Entries with chart source code:
==================================================

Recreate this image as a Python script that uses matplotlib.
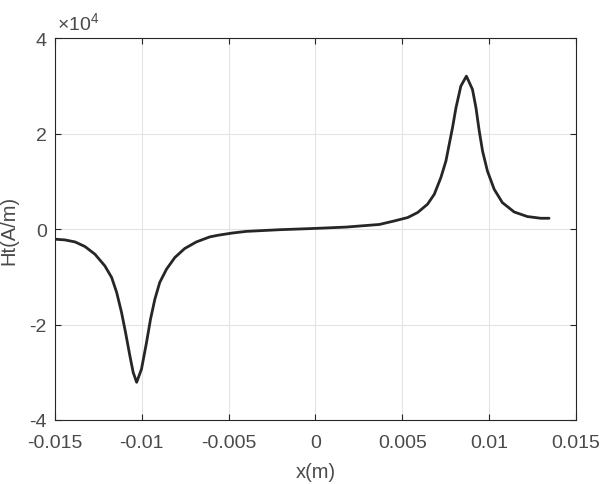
import matplotlib
matplotlib.use("Agg")
import matplotlib.pyplot as plt

plt.rcParams['font.family'] = ['Liberation Sans', 'DejaVu Sans']
plt.rcParams['mathtext.fontset'] = 'custom'
plt.rcParams['mathtext.rm'] = 'Liberation Sans'

x_m = [-0.01500, -0.01443, -0.01385, -0.01328, -0.01270, -0.01213, -0.01174,
       -0.01145, -0.01117, -0.01094, -0.01069, -0.01050, -0.01030, -0.01002,
       -0.00973, -0.00950, -0.00925, -0.00897, -0.00858, -0.00810, -0.00753,
       -0.00686, -0.00609, -0.00561, -0.00480, -0.00398, -0.00207, -0.00016, 0.00176,
       0.00368, 0.00454, 0.00531, 0.00588, 0.00645, 0.00684, 0.00722, 0.00751,
       0.00770, 0.00789, 0.00809, 0.00837, 0.00869, 0.00904, 0.00924, 0.00943,
       0.00962, 0.00990, 0.01029, 0.01076, 0.01144, 0.01220, 0.01297, 0.01345]
ht = [-2090, -2240, -2660, -3620, -5240, -7690, -10110,
      -13260, -17440, -21630, -26530, -30010, -32100, -29320,
      -23730, -18850, -14660, -11160, -8380, -5930, -4040,
      -2660, -1610, -1260, -800, -450, -100, 150, 450,
      1000, 1740, 2450, 3500, 5240, 7330, 10830, 14300,
      17800, 21300, 25480, 30010, 32100, 29320, 25480, 20580,
      16400, 12210, 8380, 5590, 3620, 2660, 2300, 2300]

xticks = [-0.015, -0.01, -0.005, 0, 0.005, 0.01, 0.015]
xtick_labels = ['-0.015', '-0.01', '-0.005', '0', '0.005', '0.01', '0.015']
yticks = [-40000, -20000, 0, 20000, 40000]
ytick_labels = ['-4', '-2', '0', '2', '4']

fig = plt.figure(figsize=(6.04, 4.85), dpi=100)
ax = fig.add_axes([0.0911, 0.132, 0.8625, 0.7866])
ax.plot(x_m, ht, color='#262626', lw=2.0, solid_capstyle='round', solid_joinstyle='round')
ax.set_xlim(-0.015, 0.015)
ax.set_ylim(-40000, 40000)
ax.set_xticks(xticks)
ax.set_xticklabels(xtick_labels)
ax.set_yticks(yticks)
ax.set_yticklabels(ytick_labels)
ax.grid(True, color='#e3e3e3', lw=0.8)
ax.set_axisbelow(True)
ax.tick_params(direction='in', top=True, right=True, length=4, width=0.8,
               colors='#262626', labelsize=14, labelcolor='#4a4a4a', pad=6)
ax.tick_params(axis='x', pad=10)
for s in ax.spines.values():
    s.set_color('#262626')
    s.set_linewidth(0.8)
ax.set_xlabel('x(m)', fontsize=14.5, color='#4a4a4a', labelpad=8)
ax.set_ylabel('Ht(A/m)', fontsize=14.5, color='#4a4a4a', labelpad=8)
ax.text(0.003, 1.015, r'$\times\mathregular{10^4}$', transform=ax.transAxes,
        fontsize=14, color='#4a4a4a', ha='left', va='bottom')
fig.savefig('out.png', dpi=100)
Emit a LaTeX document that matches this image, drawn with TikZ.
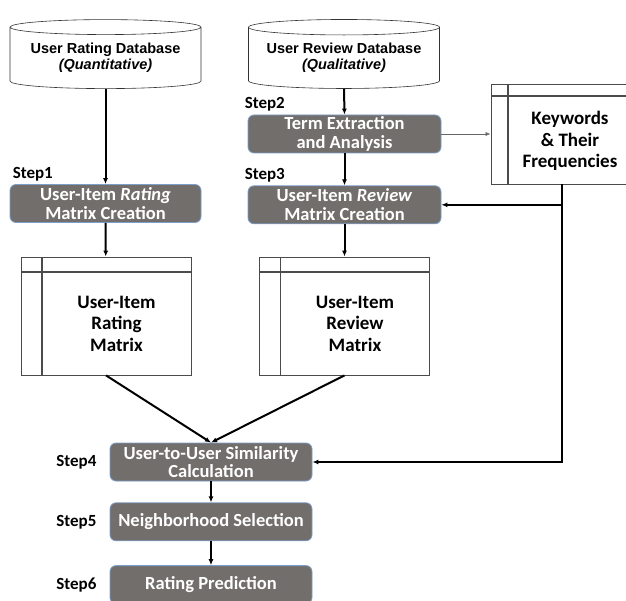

==================================================

Problem description:
Give the data again exactly as written, with all pictures left out.

Response to this exercise:
Recreate this image as a Python script that uses matplotlib.
import matplotlib
matplotlib.use("Agg")
import matplotlib.pyplot as plt

plt.rcParams['font.family'] = ['Liberation Sans', 'DejaVu Sans']
plt.rcParams['mathtext.fontset'] = 'custom'
plt.rcParams['mathtext.rm'] = 'Liberation Sans'

x_m = [-0.01500, -0.01443, -0.01385, -0.01328, -0.01270, -0.01213, -0.01174,
       -0.01145, -0.01117, -0.01094, -0.01069, -0.01050, -0.01030, -0.01002,
       -0.00973, -0.00950, -0.00925, -0.00897, -0.00858, -0.00810, -0.00753,
       -0.00686, -0.00609, -0.00561, -0.00480, -0.00398, -0.00207, -0.00016, 0.00176,
       0.00368, 0.00454, 0.00531, 0.00588, 0.00645, 0.00684, 0.00722, 0.00751,
       0.00770, 0.00789, 0.00809, 0.00837, 0.00869, 0.00904, 0.00924, 0.00943,
       0.00962, 0.00990, 0.01029, 0.01076, 0.01144, 0.01220, 0.01297, 0.01345]
ht = [-2090, -2240, -2660, -3620, -5240, -7690, -10110,
      -13260, -17440, -21630, -26530, -30010, -32100, -29320,
      -23730, -18850, -14660, -11160, -8380, -5930, -4040,
      -2660, -1610, -1260, -800, -450, -100, 150, 450,
      1000, 1740, 2450, 3500, 5240, 7330, 10830, 14300,
      17800, 21300, 25480, 30010, 32100, 29320, 25480, 20580,
      16400, 12210, 8380, 5590, 3620, 2660, 2300, 2300]

xticks = [-0.015, -0.01, -0.005, 0, 0.005, 0.01, 0.015]
xtick_labels = ['-0.015', '-0.01', '-0.005', '0', '0.005', '0.01', '0.015']
yticks = [-40000, -20000, 0, 20000, 40000]
ytick_labels = ['-4', '-2', '0', '2', '4']

fig = plt.figure(figsize=(6.04, 4.85), dpi=100)
ax = fig.add_axes([0.0911, 0.132, 0.8625, 0.7866])
ax.plot(x_m, ht, color='#262626', lw=2.0, solid_capstyle='round', solid_joinstyle='round')
ax.set_xlim(-0.015, 0.015)
ax.set_ylim(-40000, 40000)
ax.set_xticks(xticks)
ax.set_xticklabels(xtick_labels)
ax.set_yticks(yticks)
ax.set_yticklabels(ytick_labels)
ax.grid(True, color='#e3e3e3', lw=0.8)
ax.set_axisbelow(True)
ax.tick_params(direction='in', top=True, right=True, length=4, width=0.8,
               colors='#262626', labelsize=14, labelcolor='#4a4a4a', pad=6)
ax.tick_params(axis='x', pad=10)
for s in ax.spines.values():
    s.set_color('#262626')
    s.set_linewidth(0.8)
ax.set_xlabel('x(m)', fontsize=14.5, color='#4a4a4a', labelpad=8)
ax.set_ylabel('Ht(A/m)', fontsize=14.5, color='#4a4a4a', labelpad=8)
ax.text(0.003, 1.015, r'$\times\mathregular{10^4}$', transform=ax.transAxes,
        fontsize=14, color='#4a4a4a', ha='left', va='bottom')
fig.savefig('out.png', dpi=100)
Emit a LaTeX document that matches this image, drawn with TikZ.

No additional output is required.